▶ AIM: Provide only the number of lines in the records below that include "this".

:: EXTRACTED DATA ::

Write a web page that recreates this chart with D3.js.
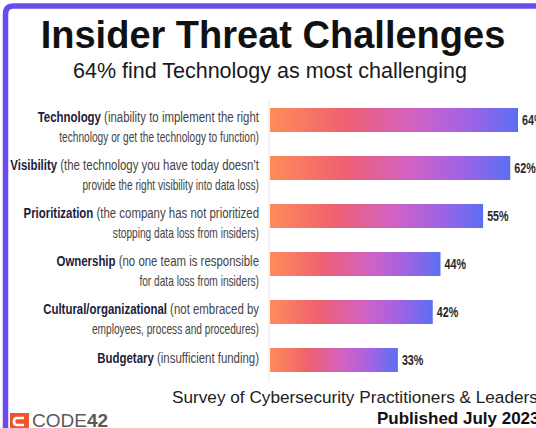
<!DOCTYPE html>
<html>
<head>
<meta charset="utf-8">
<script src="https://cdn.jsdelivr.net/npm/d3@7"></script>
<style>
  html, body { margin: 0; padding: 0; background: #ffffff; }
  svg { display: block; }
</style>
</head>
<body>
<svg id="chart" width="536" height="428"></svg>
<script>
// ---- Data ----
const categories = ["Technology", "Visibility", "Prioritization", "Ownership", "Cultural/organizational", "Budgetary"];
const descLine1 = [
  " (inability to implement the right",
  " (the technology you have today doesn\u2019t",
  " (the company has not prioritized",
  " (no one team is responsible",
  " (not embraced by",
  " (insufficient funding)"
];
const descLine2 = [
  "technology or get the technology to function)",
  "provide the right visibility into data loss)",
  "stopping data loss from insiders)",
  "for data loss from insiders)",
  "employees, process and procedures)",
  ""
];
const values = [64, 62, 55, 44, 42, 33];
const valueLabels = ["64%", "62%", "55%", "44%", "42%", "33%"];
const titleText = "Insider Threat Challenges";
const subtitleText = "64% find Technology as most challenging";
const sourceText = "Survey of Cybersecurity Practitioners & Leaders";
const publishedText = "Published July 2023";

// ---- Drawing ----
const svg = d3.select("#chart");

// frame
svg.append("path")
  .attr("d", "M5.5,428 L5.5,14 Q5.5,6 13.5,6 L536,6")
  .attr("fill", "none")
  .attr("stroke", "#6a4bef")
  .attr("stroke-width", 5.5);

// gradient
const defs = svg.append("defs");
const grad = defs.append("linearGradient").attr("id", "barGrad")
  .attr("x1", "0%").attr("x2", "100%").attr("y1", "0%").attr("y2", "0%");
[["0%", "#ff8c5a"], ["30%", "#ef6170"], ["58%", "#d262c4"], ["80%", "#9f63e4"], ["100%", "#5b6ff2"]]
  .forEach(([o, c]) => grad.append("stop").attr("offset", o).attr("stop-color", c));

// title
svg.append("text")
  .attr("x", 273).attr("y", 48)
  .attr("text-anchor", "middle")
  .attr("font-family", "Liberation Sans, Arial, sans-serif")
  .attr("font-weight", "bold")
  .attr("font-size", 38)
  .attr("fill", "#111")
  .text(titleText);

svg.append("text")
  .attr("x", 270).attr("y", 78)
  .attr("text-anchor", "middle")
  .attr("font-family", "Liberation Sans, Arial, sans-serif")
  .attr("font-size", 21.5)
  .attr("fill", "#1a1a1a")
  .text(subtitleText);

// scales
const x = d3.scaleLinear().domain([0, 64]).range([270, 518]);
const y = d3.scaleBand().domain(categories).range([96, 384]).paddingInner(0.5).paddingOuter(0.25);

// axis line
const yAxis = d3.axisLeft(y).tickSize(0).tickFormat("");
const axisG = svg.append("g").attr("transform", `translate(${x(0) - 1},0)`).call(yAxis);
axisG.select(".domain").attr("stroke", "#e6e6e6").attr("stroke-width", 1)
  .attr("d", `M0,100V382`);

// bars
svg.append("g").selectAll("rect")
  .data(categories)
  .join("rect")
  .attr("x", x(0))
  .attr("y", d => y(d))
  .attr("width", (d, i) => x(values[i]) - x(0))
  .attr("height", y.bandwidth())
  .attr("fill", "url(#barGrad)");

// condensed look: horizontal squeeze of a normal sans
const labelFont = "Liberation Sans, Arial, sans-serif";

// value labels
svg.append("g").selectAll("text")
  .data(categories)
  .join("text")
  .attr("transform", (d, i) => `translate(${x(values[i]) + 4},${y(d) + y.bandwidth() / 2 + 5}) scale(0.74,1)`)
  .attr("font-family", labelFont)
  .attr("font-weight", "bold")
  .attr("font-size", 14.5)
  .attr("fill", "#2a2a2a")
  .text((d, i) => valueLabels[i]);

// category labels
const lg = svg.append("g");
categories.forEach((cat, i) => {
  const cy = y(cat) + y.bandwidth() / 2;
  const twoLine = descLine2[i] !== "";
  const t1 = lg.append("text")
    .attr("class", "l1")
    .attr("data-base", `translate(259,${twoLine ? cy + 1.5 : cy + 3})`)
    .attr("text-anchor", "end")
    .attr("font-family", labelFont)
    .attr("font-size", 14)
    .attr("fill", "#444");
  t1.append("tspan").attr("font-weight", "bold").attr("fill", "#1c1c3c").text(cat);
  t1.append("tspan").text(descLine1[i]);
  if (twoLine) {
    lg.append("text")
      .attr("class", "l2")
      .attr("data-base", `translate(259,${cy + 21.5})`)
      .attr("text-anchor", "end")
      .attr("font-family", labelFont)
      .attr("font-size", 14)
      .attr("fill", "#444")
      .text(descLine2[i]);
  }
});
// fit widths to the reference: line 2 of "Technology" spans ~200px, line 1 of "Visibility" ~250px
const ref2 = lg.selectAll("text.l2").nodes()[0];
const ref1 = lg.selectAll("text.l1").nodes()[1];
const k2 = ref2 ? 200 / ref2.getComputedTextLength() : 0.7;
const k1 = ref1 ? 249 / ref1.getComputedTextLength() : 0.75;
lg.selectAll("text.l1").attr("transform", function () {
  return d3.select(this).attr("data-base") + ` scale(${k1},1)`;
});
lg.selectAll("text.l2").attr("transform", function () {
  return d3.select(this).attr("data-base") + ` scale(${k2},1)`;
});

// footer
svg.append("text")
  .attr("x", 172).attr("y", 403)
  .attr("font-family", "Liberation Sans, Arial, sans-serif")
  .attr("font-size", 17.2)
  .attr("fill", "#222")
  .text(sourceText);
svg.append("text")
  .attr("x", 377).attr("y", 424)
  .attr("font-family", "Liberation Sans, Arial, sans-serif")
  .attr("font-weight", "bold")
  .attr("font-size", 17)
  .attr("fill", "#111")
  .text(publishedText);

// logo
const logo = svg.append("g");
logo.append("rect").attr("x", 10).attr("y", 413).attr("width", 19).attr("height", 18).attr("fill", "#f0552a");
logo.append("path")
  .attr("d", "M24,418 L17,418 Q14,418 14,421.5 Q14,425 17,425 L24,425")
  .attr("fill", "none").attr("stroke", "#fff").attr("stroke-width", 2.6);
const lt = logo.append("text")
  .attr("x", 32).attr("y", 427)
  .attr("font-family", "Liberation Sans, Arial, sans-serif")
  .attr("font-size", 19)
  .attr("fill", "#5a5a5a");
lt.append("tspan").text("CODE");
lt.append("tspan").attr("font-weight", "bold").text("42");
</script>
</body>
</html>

:::
:: EXTRACTED DATA ::

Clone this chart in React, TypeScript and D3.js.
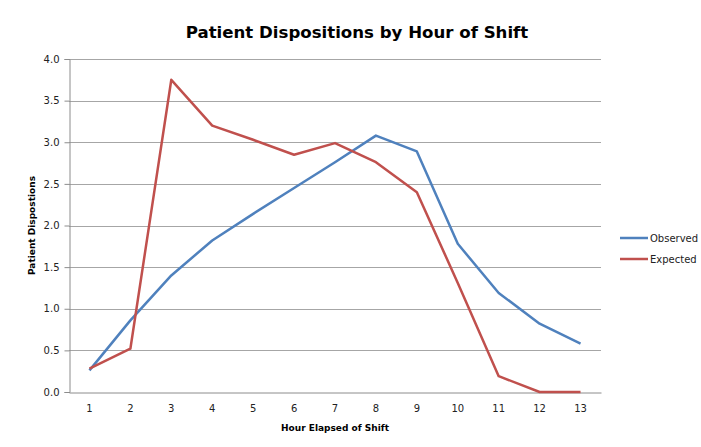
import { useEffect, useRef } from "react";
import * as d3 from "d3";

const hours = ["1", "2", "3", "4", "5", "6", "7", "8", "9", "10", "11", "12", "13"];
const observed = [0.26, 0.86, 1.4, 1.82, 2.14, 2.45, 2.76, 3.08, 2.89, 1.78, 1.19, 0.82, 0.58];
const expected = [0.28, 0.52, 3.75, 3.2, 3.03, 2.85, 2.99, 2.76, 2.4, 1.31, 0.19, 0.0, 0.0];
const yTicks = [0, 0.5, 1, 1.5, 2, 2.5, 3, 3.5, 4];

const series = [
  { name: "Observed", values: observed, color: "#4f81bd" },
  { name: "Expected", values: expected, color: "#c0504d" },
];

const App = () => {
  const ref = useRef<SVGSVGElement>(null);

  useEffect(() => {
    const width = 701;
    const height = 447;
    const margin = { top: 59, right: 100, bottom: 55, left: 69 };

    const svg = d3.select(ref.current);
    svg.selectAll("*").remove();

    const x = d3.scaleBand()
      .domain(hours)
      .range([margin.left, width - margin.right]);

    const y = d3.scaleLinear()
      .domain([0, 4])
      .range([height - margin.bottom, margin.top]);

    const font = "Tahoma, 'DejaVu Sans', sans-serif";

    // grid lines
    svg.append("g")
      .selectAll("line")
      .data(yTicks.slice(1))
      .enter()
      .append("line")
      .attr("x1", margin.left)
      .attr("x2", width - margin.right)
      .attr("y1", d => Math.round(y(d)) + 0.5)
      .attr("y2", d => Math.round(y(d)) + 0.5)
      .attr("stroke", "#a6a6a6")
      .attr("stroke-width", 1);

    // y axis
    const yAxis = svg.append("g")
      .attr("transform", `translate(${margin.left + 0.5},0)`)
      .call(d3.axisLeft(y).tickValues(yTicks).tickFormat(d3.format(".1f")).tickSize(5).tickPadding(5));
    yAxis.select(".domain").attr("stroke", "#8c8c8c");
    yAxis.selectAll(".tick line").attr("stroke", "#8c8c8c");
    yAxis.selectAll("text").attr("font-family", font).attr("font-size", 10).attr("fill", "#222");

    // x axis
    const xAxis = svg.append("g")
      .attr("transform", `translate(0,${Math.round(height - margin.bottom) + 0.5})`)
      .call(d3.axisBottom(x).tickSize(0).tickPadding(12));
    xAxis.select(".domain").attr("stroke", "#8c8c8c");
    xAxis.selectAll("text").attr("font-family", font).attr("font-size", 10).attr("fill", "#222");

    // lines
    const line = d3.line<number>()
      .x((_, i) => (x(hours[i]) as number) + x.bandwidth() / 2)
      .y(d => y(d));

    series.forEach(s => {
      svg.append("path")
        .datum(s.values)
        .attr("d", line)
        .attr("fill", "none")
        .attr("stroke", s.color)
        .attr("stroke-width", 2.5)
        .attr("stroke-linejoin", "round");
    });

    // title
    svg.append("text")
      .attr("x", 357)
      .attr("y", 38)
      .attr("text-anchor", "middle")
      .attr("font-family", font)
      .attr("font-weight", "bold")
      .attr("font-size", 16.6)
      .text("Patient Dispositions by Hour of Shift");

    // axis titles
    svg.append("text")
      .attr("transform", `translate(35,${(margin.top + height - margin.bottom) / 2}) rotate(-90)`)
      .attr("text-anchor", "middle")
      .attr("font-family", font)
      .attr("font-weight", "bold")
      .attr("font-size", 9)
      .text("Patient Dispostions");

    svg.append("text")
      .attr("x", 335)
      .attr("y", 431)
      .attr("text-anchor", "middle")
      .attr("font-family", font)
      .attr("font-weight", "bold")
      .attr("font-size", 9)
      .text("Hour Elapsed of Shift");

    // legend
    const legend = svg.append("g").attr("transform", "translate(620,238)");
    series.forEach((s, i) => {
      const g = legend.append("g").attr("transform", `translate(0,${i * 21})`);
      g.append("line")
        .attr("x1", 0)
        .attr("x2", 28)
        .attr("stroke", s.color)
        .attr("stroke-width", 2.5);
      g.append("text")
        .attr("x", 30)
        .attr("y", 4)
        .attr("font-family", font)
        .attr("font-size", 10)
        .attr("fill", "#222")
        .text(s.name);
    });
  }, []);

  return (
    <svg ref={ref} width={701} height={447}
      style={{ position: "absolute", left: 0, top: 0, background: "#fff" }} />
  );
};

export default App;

:::

▶ CORRECT RESULT: 4